An IC is often designed to be installed on a circuit board of an external system so that it can communicate with other devices within that system. When emulator 10 acts as an in-circuit emulation (ICE) system, the emulator may include an external system interface circuit 22 providing signal paths between I/O terminals of FPGAs 14 and a socket of the external system 24 of the type in which the IC being emulated will eventually reside. A cable 27 interconnects interface 22 with external system 24 and typically includes a connector that fits into the IC socket.
Emulation system 10 may also include pattern generation and data acquisition circuits 26 on motherboard 15. Pattern generation and data acquisition circuits 26 may be coupled with some of the signals paths on the motherboard or to I/O terminals of FPGAs 14 and may supply input signals to the FPGAs and monitor selected FPGA output signals during the emulation process to acquire “probe data” representing the behavior of the DUT output signals.
As another illustrative example, FIG. 2 illustrates a prior-art emulator architecture 20. Referring to FIG. 2, resource cards 28 may be mounted in slots of a workstation 33 and may emulate some portions of a DUT while workstation 33 emulates other portions of the DUT. Each card 28 may include an array of interconnected FPGAs 14 and may include other resources 30 such as memories linked to I/O terminals of FPGAs 14. An I/O interface circuit 32 in each card 28 may include I/O terminals connected to many I/O terminals of FPGAs 14. Workstation 33 may send instructions via its communication bus to the I/O interface circuit 32 on each card 28.
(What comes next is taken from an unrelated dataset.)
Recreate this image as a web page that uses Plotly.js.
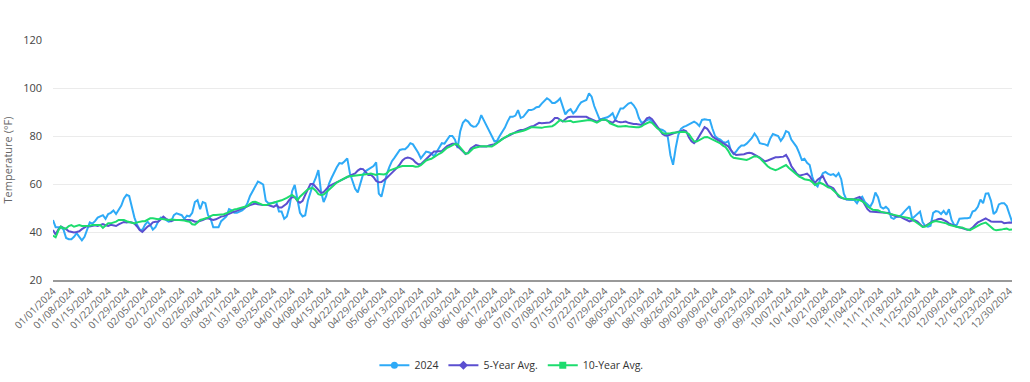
<!DOCTYPE html>
<html>
<head>
<meta charset="utf-8">
<script src="https://cdn.plot.ly/plotly-3.0.1.min.js"></script>
<style>html,body{margin:0;padding:0;background:#fff;}#chart{width:1030px;height:382px;}</style>
</head>
<body>
<div id="chart"></div>
<script>
const seriesNames = ["2024", "5-Year Avg.", "10-Year Avg."];

const temp2024 = [
45, 42, 42, 42, 41, 37.5, 37, 37, 38, 39.5,
38, 36.5, 38, 41, 44, 43.5, 44.5, 46, 46.5, 47,
45.5, 47.5, 48, 49, 47.5, 49, 51, 54, 55.5, 55,
50.5, 46, 43, 41, 40.8, 43, 44.3, 43, 41, 42,
44.3, 46, 45.8, 45, 44.3, 44.5, 47, 47.8, 47.5, 47,
45.5, 46.8, 46.5, 48, 52.5, 53.3, 49.5, 52.5, 52, 47,
45.5, 42, 42, 42, 44.5, 45.5, 46.5, 49.5, 49, 48,
48, 48.5, 49, 50, 52, 55, 57, 59.5, 61, 60.5,
59.8, 53, 52, 52, 52.3, 52.5, 48.5, 48.5, 45.5, 46.5,
50.5, 57, 59.6, 53, 48, 46.5, 47, 53, 57, 60,
62.5, 65.8, 57, 52.5, 55, 60, 62.5, 65, 67, 68.7,
68.5, 69.5, 70.7, 64.5, 61, 58, 56.5, 60, 64, 65.4,
66, 66.7, 67.5, 69, 56, 54.7, 59, 64, 67, 69.5,
71, 72.5, 74.2, 74.5, 74.5, 75.5, 77, 76.5, 75, 73,
70.7, 72, 73.5, 73.2, 72.8, 71.5, 73.5, 75.5, 77, 76.8,
78.5, 80, 80, 78.5, 75, 82, 85.5, 86.7, 86, 84.5,
83.9, 84, 85.5, 88.7, 86.5, 84.5, 82, 80, 77.8, 78,
80, 81.8, 83.5, 86, 88, 88, 88.5, 90.8, 87.5, 88,
89.5, 90.8, 90.8, 91.2, 92, 92.2, 93.5, 94.8, 95.7, 95,
93.8, 93.8, 94.5, 95.7, 92, 89, 90.5, 91.2, 89.4, 90.5,
92.5, 94, 94.5, 95, 97.8, 96.4, 92.5, 89.5, 87, 87.2,
87.5, 87.8, 88.5, 89.5, 86.7, 89.5, 91.5, 91.5, 92.5, 93.5,
93.9, 92.8, 91, 87.5, 85.5, 86, 86.7, 87, 86, 84.5,
83.5, 82.8, 82.5, 81.8, 79.5, 72, 68, 75, 80.5, 83,
83.8, 84.2, 84.8, 85.5, 86, 85.3, 84.2, 86.7, 87, 86.8,
86.7, 83, 80, 79, 78.5, 77.5, 77.2, 77.9, 74, 72.5,
73.5, 75, 76, 76, 76.8, 78, 79.2, 81, 79.5, 77,
76.8, 76.5, 76, 79, 80.8, 80.4, 80, 78, 79.5, 82,
81.5, 78.5, 76.8, 75.5, 73, 70, 70.5, 68.8, 67.9, 63,
60, 59, 62, 64.5, 65, 64.2, 63.8, 64.1, 63.2, 64.5,
62, 56, 53.5, 53.3, 53.3, 53.3, 52, 54, 54.7, 52.5,
51.5, 50.5, 52.5, 56.5, 54.5, 50.5, 49.8, 50.5, 49.5, 46,
45.5, 46.4, 46.4, 47.2, 48.5, 49.5, 50.8, 45.5, 46.5, 47.8,
48.5, 44, 42.5, 42.2, 42.6, 48, 48.7, 48.5, 47.5, 48.8,
47.2, 49.5, 45, 42.9, 43, 45.5, 45.7, 45.7, 45.7, 46,
48.5, 49, 50.5, 53.5, 52, 56, 56.1, 53, 47.5, 48.5,
51.5, 52, 52, 50.8, 47.5, 44.3
];

const avg5Year = [
40.8, 39, 41, 42.3, 41.7, 41.2, 40.3, 40, 39.8, 40,
40.3, 41.2, 42, 42.5, 42.3, 42.5, 42.8, 42.5, 43, 43.3,
42.8, 42.5, 43, 42.8, 42.5, 43.2, 43.8, 44.2, 44, 44.2,
44, 43.5, 42.3, 40.8, 40, 41, 42.3, 42.8, 44, 44.3,
44.3, 45.2, 46.4, 45.5, 45, 44.5, 45, 45, 45, 45.2,
45, 45, 45, 44.8, 44.3, 44.3, 44.5, 45, 45.5, 45.7,
45.3, 45, 45.3, 46, 46.4, 46.6, 47.1, 47.6, 48.3, 48.5,
48.8, 49.2, 49.7, 50.2, 50.7, 51.2, 51.6, 51.9, 51.6, 51.3,
51.2, 51.2, 51.2, 50.8, 50.5, 51.2, 50.2, 50.2, 51, 51.9,
53.5, 54.5, 54.5, 53, 52.2, 53, 55.5, 57.8, 60, 60,
58.8, 57.5, 56.3, 56.6, 58, 59, 59.6, 60.1, 60.7, 61.2,
61.8, 62.3, 62.9, 63.5, 64, 64.4, 65.6, 66.3, 66.2, 65,
63.8, 63.8, 62.8, 61.3, 60.7, 60.8, 61.5, 62.5, 63.6, 64.6,
65.8, 66.8, 68.2, 69.8, 70.7, 71, 70.8, 70.2, 69, 68.2,
68.2, 69.3, 70.5, 71.6, 72.8, 73.5, 73.5, 73.5, 73.8, 74.8,
75.8, 76.3, 76.8, 76.8, 75.6, 74.6, 73.6, 72.5, 73, 74.8,
75.6, 76.2, 76, 75.6, 75.6, 75.6, 76.1, 76.3, 76.6, 77.2,
78.2, 78.8, 79.3, 79.9, 80.4, 81, 81.5, 82.1, 82.5, 82.5,
83, 83.6, 84, 84.2, 85, 85.5, 85.3, 85.3, 85.3, 85.6,
86.3, 87.5, 87.5, 86.9, 86, 87, 87.8, 88, 88, 88,
87.8, 87.8, 88, 88, 87.4, 87, 86.5, 86, 86.5, 86.9,
86.8, 86.5, 86, 85.5, 86.5, 86, 85.7, 85.8, 86, 85.5,
85.2, 85, 85, 84.7, 84.6, 85.8, 87.4, 87.8, 87, 85.5,
83.8, 82.6, 80.8, 80.2, 80.2, 80.6, 81, 81.6, 81.8, 82,
82.5, 82, 79.5, 77.8, 77, 78.2, 80.2, 81.8, 83.7, 83,
81.2, 79.8, 79, 78.4, 77.8, 77.2, 76.6, 75.7, 74.2, 72.8,
72.1, 72.1, 72.1, 72.4, 72.8, 73, 72.8, 72.3, 71.6, 71,
70.2, 69.4, 69.8, 70.2, 70.7, 71.1, 71.1, 71.2, 71.4, 72.1,
70.2, 67.5, 65.8, 64.4, 63.5, 63.6, 64, 64.3, 63.3, 61.5,
60.4, 61.8, 62.5, 63.3, 61, 59.2, 58.8, 58.2, 56.5, 54.8,
54.2, 53.8, 53.6, 53.6, 53.6, 53.8, 54.2, 54.6, 53.2, 51.2,
49.5, 48.5, 48.4, 48.2, 48.1, 48.3, 47.9, 48, 47.9, 47.4,
47, 46.5, 46.6, 46.2, 45.5, 45, 44.4, 44.8, 44.9, 44.3,
43.3, 42.2, 42.5, 43.2, 43.9, 44.6, 44.9, 45.4, 45.5, 45,
44.4, 43.6, 43.1, 42.6, 42.2, 42, 41.7, 41.2, 40.9, 41.1,
41.8, 43, 44, 44.5, 45.2, 45.7, 45, 44.4, 44.3, 44.3,
44.3, 44.3, 43.7, 43.9, 44, 43.8
];

const avg10Year = [
38.5, 37.8, 40.5, 42.2, 41.5, 41.5, 42.5, 42.9, 42.2, 42.5,
42.9, 42.5, 42.5, 42.5, 42.6, 42.9, 42.9, 43, 42.9, 41.7,
42.5, 43.6, 43.6, 43.8, 44.3, 45, 45, 45, 44.5, 44.3,
44, 43.6, 44, 44.3, 44.5, 44.5, 45, 45.7, 45.7, 45.5,
45.3, 45.5, 45.3, 45, 45, 45.2, 45, 45, 45, 45,
44.8, 44.5, 44.3, 43.2, 43, 44, 45, 45.3, 45.6, 46,
46.6, 47.1, 47.1, 47.1, 47.1, 47.4, 47.8, 48.3, 49, 49.4,
49.6, 49.9, 50.1, 50.3, 50.8, 51.8, 52.5, 52.6, 52.2, 51.6,
51.2, 51.2, 51.6, 52, 52.3, 52.6, 52.9, 53.2, 53.6, 54.2,
54.8, 55.4, 54.6, 53.2, 54.7, 55.8, 57, 57.8, 58.2, 58.2,
57.2, 55.8, 55.4, 55.6, 56.6, 57.6, 58.9, 59.9, 60.6, 61.2,
61.8, 62.3, 63, 63.2, 63.3, 63.6, 63.8, 63.8, 63.8, 63.8,
64.2, 64.4, 64.2, 63.8, 64.2, 64, 64, 64.4, 65.6, 66,
66.5, 67, 67.2, 67.5, 67.5, 67.4, 67.6, 67.5, 67.2, 67.3,
67.8, 68.8, 69.8, 70.2, 70.5, 71.2, 72.1, 72.6, 73.2, 74.2,
75.1, 75.6, 76.1, 76.7, 76.5, 75.2, 74.3, 72.6, 72.8, 74,
74.9, 75.2, 75.5, 75.7, 75.7, 75.6, 75.4, 75.6, 76.3, 77.1,
78.1, 78.8, 79.4, 80, 80.8, 81.1, 81.3, 81.6, 81.9, 82.2,
82.6, 83.2, 83.6, 83.6, 83.6, 83.3, 83.4, 83.7, 83.9, 83.9,
84.1, 84.7, 85.8, 86.7, 86.2, 86, 86.2, 86.3, 85.7, 85.9,
86.1, 86.2, 86.3, 86.6, 86.7, 86.5, 86.1, 85.6, 86.2, 86.8,
86.8, 86.4, 85.3, 84.8, 84.3, 84, 84, 84.2, 84.2, 84,
83.8, 83.6, 83.6, 83.6, 84, 84.8, 85.4, 85.8, 85.5, 84.3,
83.2, 82.4, 81.3, 80.9, 80.9, 81.2, 81.4, 81.5, 81.7, 81.8,
81.8, 81.5, 80.8, 79.2, 77.8, 77.7, 78.2, 79, 79.5, 79.6,
79.1, 78.4, 77.9, 77.3, 76.9, 76, 75.3, 73.8, 71.8, 70.9,
70.7, 70.7, 70.5, 70.2, 70, 70.5, 71.1, 71.6, 71.5, 70.8,
69.7, 68.5, 67.4, 66.6, 66.1, 65.8, 66.2, 66.8, 67.3, 67.9,
66.8, 65.8, 64.8, 63.8, 63.1, 62.6, 62, 61.8, 61.6, 60.8,
59.6, 60.2, 60.5, 60, 59.1, 58.6, 58.3, 57.4, 56.3, 55.2,
54.4, 53.9, 53.6, 53.6, 53.6, 53.6, 53.4, 53.3, 52.8, 52,
50.6, 49.8, 49.3, 49.2, 49.1, 48.5, 48.2, 47.9, 47.7, 47.3,
47.1, 47, 46.5, 46.4, 46.2, 46.1, 45.7, 45.2, 44.3, 43.5,
42.9, 42.1, 42.3, 43, 43.7, 44.3, 44.6, 44.4, 44.1, 43.8,
43.6, 43, 42.7, 42.4, 42.2, 41.9, 41.9, 41.4, 41, 40.8,
41.4, 42.2, 42.8, 43.2, 43.6, 43.9, 43, 42, 41.1, 40.7,
40.7, 41, 41.3, 41.4, 40.9, 41
];

// Category dates: every day of 2024
const dates = [];
for (let i = 0; i < 366; i++) {
  const d = new Date(Date.UTC(2024, 0, 1 + i));
  dates.push(d.toISOString().slice(0, 10));
}

const colors = ["#2eaaf7", "#5b4fd0", "#1ddc6e"];
const symbols = ["circle", "diamond", "square"];
const values = [temp2024, avg5Year, avg10Year];

const traces = [];
values.forEach((v, i) => {
  traces.push({
    type: "scatter", mode: "lines", x: dates, y: v, name: seriesNames[i],
    line: {color: colors[i], width: 2}, showlegend: false, hoverinfo: "x+y+name"
  });
});
values.forEach((v, i) => {
  traces.push({
    type: "scatter", mode: "lines+markers", x: [null], y: [null], name: seriesNames[i],
    line: {color: colors[i], width: 2},
    marker: {color: colors[i], symbol: symbols[i], size: 7},
    showlegend: true
  });
});

const layout = {
  width: 1030, height: 382,
  margin: {l: 53, r: 18, t: 40, b: 102, autoexpand: false},
  paper_bgcolor: "#fff", plot_bgcolor: "#fff",
  font: {family: "Open Sans, sans-serif", color: "#444"},
  showlegend: true,
  legend: {orientation: "h", x: 0.478, xanchor: "center", y: -0.355, yanchor: "middle",
    itemwidth: 30, font: {size: 10.5, color: "#333"}},
  xaxis: {
    type: "date", automargin: false,
    range: ["2024-01-01", "2024-12-31"],
    tick0: "2024-01-01", dtick: 7 * 86400000,
    tickformat: "%m/%d/%Y", tickangle: -45,
    tickfont: {size: 10, color: "#666"},
    showgrid: false, showline: true, linecolor: "#999", linewidth: 1.5,
    ticks: "", zeroline: false
  },
  yaxis: {
    automargin: false,
    range: [20, 120], dtick: 20, tick0: 20,
    showgrid: true, gridcolor: "#ebebeb", gridwidth: 1,
    zeroline: false, showline: false,
    tickfont: {size: 11, color: "#444"},
    ticklabelstandoff: 10,
    title: {text: "Temperature (°F)", font: {size: 11, color: "#666"}, standoff: 12}
  }
};

Plotly.newPlot("chart", traces, layout, {displayModeBar: false, staticPlot: true});
</script>
</body>
</html>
When the complexity of an emulated circuit increases, it may become necessary to use or combine multiple circuit boards, such as circuit board 12, main circuit board or motherboard 15, and resource board 18 in FIG. 1. Circuit boards may be stacked vertically and communicate using a shared communication bus. However, the limited number of channels or signal paths available on the shared communication bus may limit the number of signals that can be exchanged or monitored at the same time. For example, FIG. 3 is a diagram illustrative of a multiple-circuit-board system in the prior art. The circuit boards 60A, 60B, 60C, and 60D communicate with each other using a shared communication bus 62, which provides a limited number of channels or signal paths. As the complexity of a simulated circuit increases, so does the number of signals to be exchanged or monitored. The limitation on the number of channels or signal paths may limit the number of input signals to and output signals from the simulated circuit and may limit a designer's ability to effectively monitor the operations of the simulated circuit in certain emulation scenarios.